What the task requires:
Gather every line from the entries below that includes "this".

Dataset extract:
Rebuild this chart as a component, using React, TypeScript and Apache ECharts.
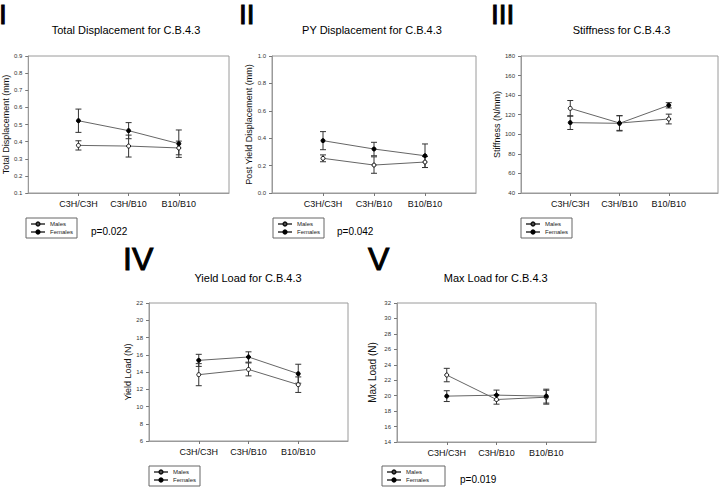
import React, { useEffect, useRef } from "react";
import * as echarts from "echarts";

const categories = ["C3H/C3H", "C3H/B10", "B10/B10"];
const axisCats = ["", ...categories, ""];

const totalMales = [0.378, 0.374, 0.363];
const totalMalesErr = [0.027, 0.064, 0.04];
const totalFemales = [0.522, 0.464, 0.388];
const totalFemalesErr = [0.068, 0.047, 0.08];

const pyMales = [0.253, 0.204, 0.226];
const pyMalesErr = [0.025, 0.06, 0.04];
const pyFemales = [0.382, 0.321, 0.272];
const pyFemalesErr = [0.066, 0.049, 0.086];

const stiffMales = [126.5, 111.5, 115.6];
const stiffMalesErr = [8, 7.5, 5];
const stiffFemales = [111.9, 111.2, 129.6];
const stiffFemalesErr = [7, 7.8, 2.7];

const yieldMales = [13.69, 14.3, 12.53];
const yieldMalesErr = [1.28, 0.75, 0.9];
const yieldFemales = [15.35, 15.74, 13.8];
const yieldFemalesErr = [0.7, 0.6, 1.1];

const maxMales = [22.67, 19.5, 19.8];
const maxMalesErr = [0.87, 0.6, 0.9];
const maxFemales = [19.94, 20.07, 19.94];
const maxFemalesErr = [0.7, 0.65, 0.9];

const FONT = "'Liberation Sans', Arial, sans-serif";

const panels = [
  {
    numeral: "I", numX: -1, numY: 14, numSize: 28,
    title: "Total Displacement for C.B.4.3", titleX: 126, titleY: 30,
    yName: "Total Displacement (mm)", yNameSize: 9, yGap: 18,
    grid: { left: 25, top: 56, width: 204, height: 137 },
    yMin: 0.1, yMax: 0.9, yInt: 0.1, dec: 1,
    males: totalMales, malesErr: totalMalesErr, females: totalFemales, femalesErr: totalFemalesErr,
    legend: { left: 26, top: 218, padR: 4 },
    p: "p=0.022", pX: 91, pY: 231,
  },
  {
    numeral: "II", numX: 239, numY: 14, numSize: 28,
    title: "PY Displacement for C.B.4.3", titleX: 372, titleY: 30,
    yName: "Post Yield Displacement (mm)", yNameSize: 9, yGap: 18,
    grid: { left: 272, top: 56, width: 204, height: 137 },
    yMin: 0, yMax: 1.0, yInt: 0.2, dec: 1,
    males: pyMales, malesErr: pyMalesErr, females: pyFemales, femalesErr: pyFemalesErr,
    legend: { left: 273, top: 218, padR: 4 },
    p: "p=0.042", pX: 337, pY: 231,
  },
  {
    numeral: "III", numX: 491, numY: 14, numSize: 28,
    title: "Stiffness for C.B.4.3", titleX: 621.5, titleY: 30,
    yName: "Stiffness (N/mm)", yNameSize: 9, yGap: 19,
    grid: { left: 521, top: 56, width: 199, height: 137 },
    yMin: 40, yMax: 180, yInt: 20, dec: 0,
    males: stiffMales, malesErr: stiffMalesErr, females: stiffFemales, femalesErr: stiffFemalesErr,
    legend: { left: 521, top: 218, padR: 4 },
    p: "", pX: 0, pY: 0,
  },
  {
    numeral: "IV", numX: 123, numY: 258.5, numSize: 32,
    title: "Yield Load for C.B.4.3", titleX: 248, titleY: 277.7,
    yName: "Yield Load (N)", yNameSize: 9, yGap: 17,
    grid: { left: 149, top: 303, width: 199, height: 138 },
    yMin: 6, yMax: 22, yInt: 2, dec: 0,
    males: yieldMales, malesErr: yieldMalesErr, females: yieldFemales, femalesErr: yieldFemalesErr,
    legend: { left: 149, top: 466, padR: 4 },
    p: "", pX: 0, pY: 0,
  },
  {
    numeral: "V", numX: 368, numY: 259, numSize: 32,
    title: "Max Load for C.B.4.3", titleX: 495.7, titleY: 277.7,
    yName: "Max Load (N)", yNameSize: 10, yGap: 20,
    grid: { left: 397, top: 303, width: 199, height: 139 },
    yMin: 14, yMax: 32, yInt: 2, dec: 0,
    males: maxMales, malesErr: maxMalesErr, females: maxFemales, femalesErr: maxFemalesErr,
    legend: { left: 382, top: 466, padR: 16 },
    p: "p=0.019", pX: 460, pY: 479,
  },
];

const errorRender = (params: any, api: any) => {
  const x = api.value(0);
  const lo = api.value(1);
  const hi = api.value(2);
  const p1 = api.coord([x, lo]);
  const p2 = api.coord([x, hi]);
  const hw = 3;
  const style = { stroke: "#333", lineWidth: 1 };
  return {
    type: "group",
    children: [
      { type: "line", shape: { x1: p1[0], y1: p1[1], x2: p2[0], y2: p2[1] }, style },
      { type: "line", shape: { x1: p1[0] - hw, y1: p1[1], x2: p1[0] + hw, y2: p1[1] }, style },
      { type: "line", shape: { x1: p2[0] - hw, y1: p2[1], x2: p2[0] + hw, y2: p2[1] }, style },
    ],
  };
};

export default function App() {
  const ref = useRef<HTMLDivElement>(null);
  useEffect(() => {
    if (!ref.current) return;
    const chart = echarts.init(ref.current, undefined, { renderer: "svg" });

    const grid: any[] = [];
    const xAxis: any[] = [];
    const yAxis: any[] = [];
    const series: any[] = [];
    const legend: any[] = [];
    const graphic: any[] = [];

    panels.forEach((p, i) => {
      grid.push({ ...p.grid, show: true, borderColor: "#9a9a9a", borderWidth: 1, backgroundColor: "transparent" });
      xAxis.push({
        gridIndex: i,
        type: "category",
        data: axisCats,
        boundaryGap: false,
        axisLine: { lineStyle: { color: "#9a9a9a", width: 1 } },
        axisTick: { show: true, length: 3, inside: false, interval: (idx: number) => idx >= 1 && idx <= 3, lineStyle: { color: "#777" } },
        axisLabel: { fontSize: 9, fontFamily: FONT, color: "#111", margin: 6, interval: 0 },
        splitLine: { show: false },
      });
      yAxis.push({
        gridIndex: i,
        type: "value",
        min: p.yMin,
        max: p.yMax,
        interval: p.yInt,
        name: p.yName,
        nameLocation: "middle",
        nameRotate: 90,
        nameGap: p.yGap,
        nameTextStyle: { fontSize: p.yNameSize, fontFamily: FONT, color: "#111" },
        axisLine: { show: true, lineStyle: { color: "#9a9a9a", width: 1 } },
        axisTick: { show: true, length: 3, inside: false, lineStyle: { color: "#777" } },
        axisLabel: {
          fontSize: 6,
          fontFamily: FONT,
          color: "#333",
          margin: 6,
          formatter: (v: number) => v.toFixed(p.dec),
        },
        splitLine: { show: false },
      });

      const mk = (arr: number[]) => arr.map((v, k) => [k + 1, v]);
      const mkErr = (arr: number[], err: number[]) => arr.map((v, k) => [k + 1, v - err[k], v + err[k]]);

      series.push({
        type: "custom",
        name: "errM" + i,
        xAxisIndex: i,
        yAxisIndex: i,
        renderItem: errorRender,
        encode: { x: 0, y: [1, 2] },
        data: mkErr(p.males, p.malesErr),
        z: 1,
        silent: true,
      });
      series.push({
        type: "custom",
        name: "errF" + i,
        xAxisIndex: i,
        yAxisIndex: i,
        renderItem: errorRender,
        encode: { x: 0, y: [1, 2] },
        data: mkErr(p.females, p.femalesErr),
        z: 1,
        silent: true,
      });
      series.push({
        type: "line",
        name: "Males",
        xAxisIndex: i,
        yAxisIndex: i,
        data: mk(p.males),
        symbol: "circle",
        symbolSize: 4,
        showAllSymbol: true,
        lineStyle: { color: "#666", width: 1 },
        itemStyle: { color: "#fff", borderColor: "#111", borderWidth: 1 },
        z: 3,
      });
      series.push({
        type: "line",
        name: "Females",
        xAxisIndex: i,
        yAxisIndex: i,
        data: mk(p.females),
        symbol: "circle",
        symbolSize: 4,
        showAllSymbol: true,
        lineStyle: { color: "#666", width: 1 },
        itemStyle: { color: "#000", borderColor: "#000", borderWidth: 1 },
        z: 4,
      });

      legend.push({
        data: ["Males", "Females"],
        orient: "vertical",
        left: p.legend.left,
        top: p.legend.top,
        itemWidth: 14,
        itemHeight: 4,
        itemGap: 2,
        padding: [3, p.legend.padR, 3, 4],
        borderColor: "#666",
        borderWidth: 1,
        selectedMode: false,
        textStyle: { fontSize: 6, fontFamily: FONT, color: "#222" },
      });

      graphic.push({
        type: "text",
        x: p.numX,
        y: p.numY,
        style: {
          text: p.numeral,
          font: `${p.numSize}px ${FONT}`,
          fill: "#000",
          stroke: "#000",
          lineWidth: 1,
          align: "left",
          verticalAlign: "middle",
        },
      });
      graphic.push({
        type: "text",
        x: p.titleX,
        y: p.titleY,
        style: { text: p.title, font: `11px ${FONT}`, fill: "#000", align: "center", verticalAlign: "middle" },
      });
      if (p.p) {
        graphic.push({
          type: "text",
          x: p.pX,
          y: p.pY,
          style: { text: p.p, font: `10px ${FONT}`, fill: "#000", align: "left", verticalAlign: "middle" },
        });
      }
    });

    chart.setOption({
      animation: false,
      backgroundColor: "#fff",
      grid,
      xAxis,
      yAxis,
      series,
      legend,
      graphic,
    });
    return () => chart.dispose();
  }, []);

  return (
    <div
      ref={ref}
      style={{ position: "absolute", left: 0, top: 0, width: 721, height: 488 }}
    />
  );
}
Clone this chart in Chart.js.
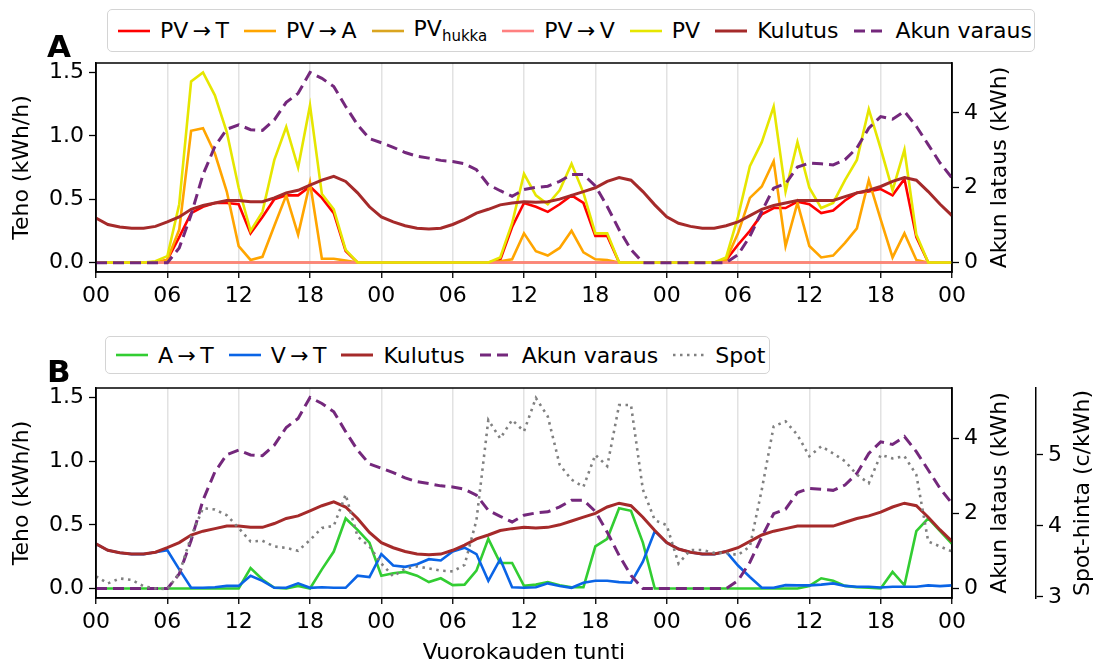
<!DOCTYPE html>
<html>
<head>
<meta charset="utf-8">
<script src="https://cdn.jsdelivr.net/npm/chart.js@4.4.1/dist/chart.umd.min.js"></script>
<style>
  body { margin: 0; background: #fff; font-family: 'DejaVu Sans', sans-serif; }
  #wrap { position: relative; width: 1103px; height: 666px; overflow: hidden; }
  canvas { position: absolute; left: 0; }
  .legend { position: absolute; display: flex; align-items: center; box-sizing: border-box;
            border: 1px solid #d4d4d4; border-radius: 5px; background: #fff;
            font-size: 22px; padding: 0 0 0 10px; white-space: nowrap; color: #000; }
  .item { display: flex; align-items: center; margin-right: 15px; }
  .item svg { margin-right: 10px; }
  .item sub { font-size: 15px; vertical-align: -5px; }
  .panel { position: absolute; left: 47px; font-weight: bold; font-size: 31px; line-height: 31px; }
</style>
</head>
<body>
<div id="wrap">
  <canvas id="chartA" width="1103" height="330" style="top:0"></canvas>
  <canvas id="chartB" width="1103" height="336" style="top:330px"></canvas>
  <div class="panel" style="top:31px">A</div>
  <div class="panel" style="top:356px">B</div>
  <div class="legend" id="legendA" style="left:107px; top:9px; width:928px; height:43px"></div>
  <div class="legend" id="legendB" style="left:105px; top:336px; width:665px; height:38px"></div>
</div>
<script>
// tunnit 0..72 (kolme vuorokautta)
const hours = Array.from({ length: 73 }, (_, i) => i);
const xTickValues = [0, 6, 12, 18, 24, 30, 36, 42, 48, 54, 60, 66, 72];
const xTickLabels = ['00', '06', '12', '18', '00', '06', '12', '18', '00', '06', '12', '18', '00'];

// A-paneeli (kWh/h)
const pvT = [
  0, 0, 0, 0, 0, 0, 0.02, 0.20, 0.39, 0.44, 0.47, 0.47,
  0.46, 0.23, 0.36, 0.50, 0.53, 0.53, 0.60, 0.51, 0.39, 0.09, 0, 0,
  0, 0, 0, 0, 0, 0, 0, 0, 0, 0, 0.02, 0.28,
  0.47, 0.44, 0.40, 0.46, 0.53, 0.47, 0.21, 0.21, 0, 0, 0, 0,
  0, 0, 0, 0, 0, 0.02, 0.14, 0.25, 0.38, 0.43, 0.43, 0.48,
  0.46, 0.39, 0.41, 0.49, 0.55, 0.56, 0.58, 0.53, 0.66, 0.20, 0, 0,
  0];
const pvA = [
  0, 0, 0, 0, 0, 0, 0.02, 0.26, 1.04, 1.06, 0.86, 0.56,
  0.13, 0.02, 0.045, 0.29, 0.53, 0.22, 0.63, 0.03, 0.03, 0.015, 0, 0,
  0, 0, 0, 0, 0, 0, 0, 0, 0, 0, 0.01, 0.025,
  0.23, 0.09, 0.055, 0.115, 0.25, 0.08, 0.025, 0.02, 0, 0, 0, 0,
  0, 0, 0, 0, 0, 0.02, 0.23, 0.51, 0.60, 0.80, 0.13, 0.47,
  0.13, 0.04, 0.055, 0.155, 0.27, 0.65, 0.34, 0.04, 0.23, 0.02, 0, 0,
  0];
const pvHukka = [
  0, 0, 0, 0, 0, 0, 0, 0, 0, 0, 0, 0,
  0, 0, 0, 0, 0, 0, 0, 0, 0, 0, 0, 0,
  0, 0, 0, 0, 0, 0, 0, 0, 0, 0, 0, 0,
  0, 0, 0, 0, 0, 0, 0, 0, 0, 0, 0, 0,
  0, 0, 0, 0, 0, 0, 0, 0, 0, 0, 0, 0,
  0, 0, 0, 0, 0, 0, 0, 0, 0, 0, 0, 0,
  0];
const pvV = [
  0, 0, 0, 0, 0, 0, 0, 0, 0, 0, 0, 0,
  0, 0, 0, 0, 0, 0, 0, 0, 0, 0, 0, 0,
  0, 0, 0, 0, 0, 0, 0, 0, 0, 0, 0, 0,
  0, 0, 0, 0, 0, 0, 0, 0, 0, 0, 0, 0,
  0, 0, 0, 0, 0, 0, 0, 0, 0, 0, 0, 0,
  0, 0, 0, 0, 0, 0, 0, 0, 0, 0, 0, 0,
  0];
const pv = [
  0, 0, 0, 0, 0, 0.01, 0.05, 0.46, 1.43, 1.50, 1.32, 1.03,
  0.59, 0.25, 0.40, 0.81, 1.07, 0.75, 1.24, 0.54, 0.42, 0.10, 0, 0,
  0, 0, 0, 0, 0, 0, 0, 0, 0, 0, 0.04, 0.31,
  0.70, 0.53, 0.46, 0.57, 0.78, 0.55, 0.23, 0.23, 0, 0, 0, 0,
  0, 0, 0, 0, 0, 0.04, 0.36, 0.76, 0.95, 1.23, 0.56, 0.95,
  0.59, 0.43, 0.47, 0.65, 0.81, 1.21, 0.90, 0.57, 0.89, 0.22, 0, 0,
  0];
const kulutus = [
  0.35, 0.30, 0.28, 0.27, 0.27, 0.285, 0.32, 0.36, 0.42, 0.45, 0.47, 0.49,
  0.49, 0.48, 0.48, 0.51, 0.55, 0.57, 0.61, 0.65, 0.68, 0.64, 0.55, 0.44,
  0.36, 0.32, 0.29, 0.27, 0.265, 0.27, 0.30, 0.34, 0.39, 0.42, 0.455, 0.47,
  0.48, 0.475, 0.48, 0.50, 0.53, 0.56, 0.59, 0.64, 0.67, 0.65, 0.56, 0.455,
  0.36, 0.31, 0.285, 0.27, 0.27, 0.29, 0.32, 0.37, 0.42, 0.45, 0.47, 0.49,
  0.49, 0.49, 0.49, 0.52, 0.55, 0.57, 0.60, 0.64, 0.67, 0.65, 0.56, 0.46,
  0.37];
// akun varaus (kWh)
const akku = [
  0, 0, 0, 0, 0, 0, 0, 0.39, 1.28, 2.35, 3.10, 3.56,
  3.68, 3.55, 3.53, 3.81, 4.28, 4.52, 5.08, 4.92, 4.70, 4.17, 3.68, 3.31,
  3.20, 3.08, 2.94, 2.84, 2.79, 2.73, 2.70, 2.64, 2.48, 2.08, 1.92, 1.77,
  1.95, 2.01, 2.04, 2.17, 2.35, 2.35, 2.05, 1.50, 0.88, 0.35, 0, 0,
  0, 0, 0, 0, 0, 0, 0.21, 0.70, 1.37, 1.99, 2.11, 2.55,
  2.66, 2.64, 2.61, 2.75, 3.06, 3.59, 3.90, 3.83, 4.04, 3.64, 3.15, 2.66,
  2.26];

// B-paneeli
const aT = [
  0, 0, 0, 0, 0, 0, 0, 0, 0, 0, 0, 0,
  0, 0.16, 0.07, 0.005, 0, 0.02, 0, 0.15, 0.29, 0.55, 0.46, 0.36,
  0.10, 0.12, 0.13, 0.10, 0.05, 0.08, 0.026, 0.03, 0.14, 0.39, 0.20, 0.20,
  0.02, 0.03, 0.05, 0.025, 0.01, 0.01, 0.33, 0.39, 0.63, 0.61, 0.36, 0,
  0, 0, 0, 0, 0, 0, 0, 0, 0, 0, 0, 0,
  0.02, 0.08, 0.06, 0.02, 0.01, 0.005, 0, 0.13, 0.025, 0.45, 0.55, 0.45,
  0.35];
const vT = [
  0.35, 0.30, 0.28, 0.27, 0.27, 0.285, 0.30, 0.15, 0.005, 0.005, 0.01, 0.02,
  0.02, 0.10, 0.06, 0.005, 0.005, 0.04, 0.005, 0.01, 0.005, 0.005, 0.10, 0.09,
  0.27, 0.18, 0.17, 0.19, 0.23, 0.22, 0.29, 0.32, 0.27, 0.06, 0.23, 0.01,
  0.005, 0.01, 0.04, 0.02, 0.005, 0.045, 0.06, 0.06, 0.05, 0.045, 0.21, 0.45,
  0.36, 0.31, 0.285, 0.27, 0.27, 0.29, 0.18, 0.09, 0.005, 0.005, 0.026, 0.024,
  0.024, 0.03, 0.04, 0.02, 0.013, 0.013, 0.008, 0.013, 0.013, 0.013, 0.024, 0.018,
  0.024];
// spot-hinta (c/kWh)
const spot = [
  3.29, 3.19, 3.26, 3.24, 3.15, 3.12, 3.11, 3.33, 3.85, 4.25, 4.23, 4.15,
  3.97, 3.78, 3.79, 3.71, 3.69, 3.65, 3.80, 3.97, 4.00, 4.44, 3.85, 3.71,
  3.47, 3.29, 3.40, 3.43, 3.40, 3.37, 3.36, 3.45, 4.08, 5.49, 5.23, 5.49,
  5.33, 5.80, 5.54, 4.86, 4.65, 4.55, 5.00, 4.84, 5.70, 5.70, 4.51, 4.08,
  4.01, 3.47, 3.66, 3.66, 3.62, 3.62, 3.59, 3.71, 4.51, 5.40, 5.47, 5.28,
  4.98, 5.12, 5.02, 4.91, 4.72, 4.60, 5.00, 4.95, 4.98, 4.72, 3.78, 3.71,
  3.64];

Chart.defaults.font.family = "'DejaVu Sans', sans-serif";
Chart.defaults.font.size = 22;
Chart.defaults.color = '#000';

function line(label, data, color, width, axis, dash) {
  return {
    label: label, data: data, borderColor: color, backgroundColor: color,
    borderWidth: width, borderDash: dash || [], yAxisID: axis,
    pointRadius: 0, tension: 0, fill: false
  };
}

function fixedTicks(values) {
  return s => { s.ticks = values.map(v => ({ value: v })); };
}

function xScale(height, title) {
  return {
    type: 'linear', min: 0, max: 72,
    afterBuildTicks: fixedTicks(xTickValues),
    afterFit: s => { s.height = height; },
    ticks: { callback: v => xTickLabels[xTickValues.indexOf(v)], maxRotation: 0, autoSkip: false, padding: 5 },
    grid: { color: '#e2e2e2', lineWidth: 1.5, tickColor: '#000', tickLength: 6, tickWidth: 1.3 },
    border: { color: '#000', width: 1.5 },
    title: { display: !!title, text: title || '', padding: { top: 0, bottom: 0 } }
  };
}

function sideScale(pos, min, max, ticks, width, weight, fmt) {
  return {
    position: pos, min: min, max: max, weight: weight,
    afterBuildTicks: fixedTicks(ticks),
    afterFit: s => { s.width = width; },
    ticks: { callback: fmt, padding: 5 },
    grid: { drawOnChartArea: false, tickColor: '#000', tickLength: 7, tickWidth: 1.3 },
    border: { color: '#000', width: 1.5 }
  };
}

// kehys + oikean puolen akseliotsikot alhaalta ylös
const framePlugin = {
  id: 'frame',
  afterDraw(chart, args, opts) {
    const { ctx, chartArea: a } = chart;
    ctx.save();
    ctx.strokeStyle = '#000';
    ctx.lineWidth = 1.5;
    ctx.strokeRect(a.left, a.top, a.right - a.left, a.bottom - a.top);
    ctx.font = "22px 'DejaVu Sans'";
    ctx.fillStyle = '#000';
    ctx.textAlign = 'center';
    ctx.textBaseline = 'middle';
    (opts.titles || []).forEach(t => {
      const s = chart.scales[t.scale];
      ctx.save();
      ctx.translate(s.left + t.offset, (a.top + a.bottom) / 2);
      ctx.rotate(-Math.PI / 2);
      ctx.fillText(t.text, 0, 0);
      ctx.restore();
    });
    ctx.restore();
  }
};

function withOrder(datasets) {
  datasets.forEach((d, i) => { d.order = datasets.length - i; });
  return datasets;
}

const dataA = withOrder([
  line('PV\u2009\u2192\u2009T', pvT, '#ff0000', 2.6, 'y'),
  line('PV\u2009\u2192\u2009A', pvA, '#ffa500', 2.6, 'y'),
  line('PV_{hukka}', pvHukka, '#daa520', 2.6, 'y'),
  line('PV\u2009\u2192\u2009V', pvV, '#ff8080', 2.6, 'y'),
  line('PV', pv, '#e6e600', 2.6, 'y'),
  line('Kulutus', kulutus, '#a52a2a', 3, 'y'),
  line('Akun varaus', akku, '#74287c', 3, 'y1', [11, 6])
]);

const dataB = withOrder([
  line('A\u2009\u2192\u2009T', aT, '#32cd32', 2.6, 'y'),
  line('V\u2009\u2192\u2009T', vT, '#0a64e6', 2.6, 'y'),
  line('Kulutus', kulutus, '#a52a2a', 3, 'y'),
  line('Akun varaus', akku, '#74287c', 3, 'y1', [11, 6]),
  line('Spot', spot, '#808080', 2.6, 'y2', [2.5, 4.5])
]);

const chartA = new Chart(document.getElementById('chartA'), {
  type: 'line',
  data: { labels: hours, datasets: dataA },
  options: {
    responsive: false, animation: false,
    layout: { padding: { top: 63, left: 0, right: 0, bottom: 0 } },
    plugins: {
      legend: { display: false }, tooltip: { enabled: false },
      frame: { titles: [{ scale: 'y1', text: 'Akun lataus (kWh)', offset: 48 }] }
    },
    scales: {
      x: xScale(58),
      y: Object.assign(sideScale('left', -0.075, 1.575, [0, 0.5, 1, 1.5], 96, 0, v => v.toFixed(1)),
        { title: { display: true, text: 'Teho (kWh/h)', padding: { top: 9, bottom: 0 } } }),
      y1: sideScale('right', -0.25, 5.33, [0, 2, 4], 151, 0, v => String(v))
    }
  },
  plugins: [framePlugin]
});

const chartB = new Chart(document.getElementById('chartB'), {
  type: 'line',
  data: { labels: hours, datasets: dataB },
  options: {
    responsive: false, animation: false,
    layout: { padding: { top: 58, left: 0, right: 0, bottom: 0 } },
    plugins: {
      legend: { display: false }, tooltip: { enabled: false },
      frame: { titles: [
        { scale: 'y1', text: 'Akun lataus (kWh)', offset: 48 },
        { scale: 'y2', text: 'Spot-hinta (c/kWh)', offset: 47 }
      ] }
    },
    scales: {
      x: xScale(68, 'Vuorokauden tunti'),
      y: Object.assign(sideScale('left', -0.075, 1.575, [0, 0.5, 1, 1.5], 96, 0, v => v.toFixed(1)),
        { title: { display: true, text: 'Teho (kWh/h)', padding: { top: 9, bottom: 0 } } }),
      y1: sideScale('right', -0.25, 5.33, [0, 2, 4], 84, 0, v => String(v)),
      y2: sideScale('right', 2.985, 5.94, [3, 4, 5], 67, 1, v => String(v))
    }
  },
  plugins: [framePlugin]
});

// HTML-selite datasarjoista (alaindeksi PV_{hukka})
function buildLegend(chart, el) {
  chart.data.datasets.forEach(d => {
    const item = document.createElement('div');
    item.className = 'item';
    const dash = d.borderDash.length ? ' stroke-dasharray="' + d.borderDash.join(' ') + '"' : '';
    item.innerHTML = '<svg width="32" height="10"><line x1="0" y1="5" x2="32" y2="5" stroke="' +
      d.borderColor + '" stroke-width="' + d.borderWidth + '"' + dash + '/></svg>' +
      '<span>' + d.label.replace(/_\{(.*?)\}/, '<sub>$1</sub>') + '</span>';
    el.appendChild(item);
  });
}
buildLegend(chartA, document.getElementById('legendA'));
buildLegend(chartB, document.getElementById('legendB'));
</script>
</body>
</html>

Answer to the task:
Rebuild this chart as a component, using React, TypeScript and Apache ECharts.
Clone this chart in Chart.js.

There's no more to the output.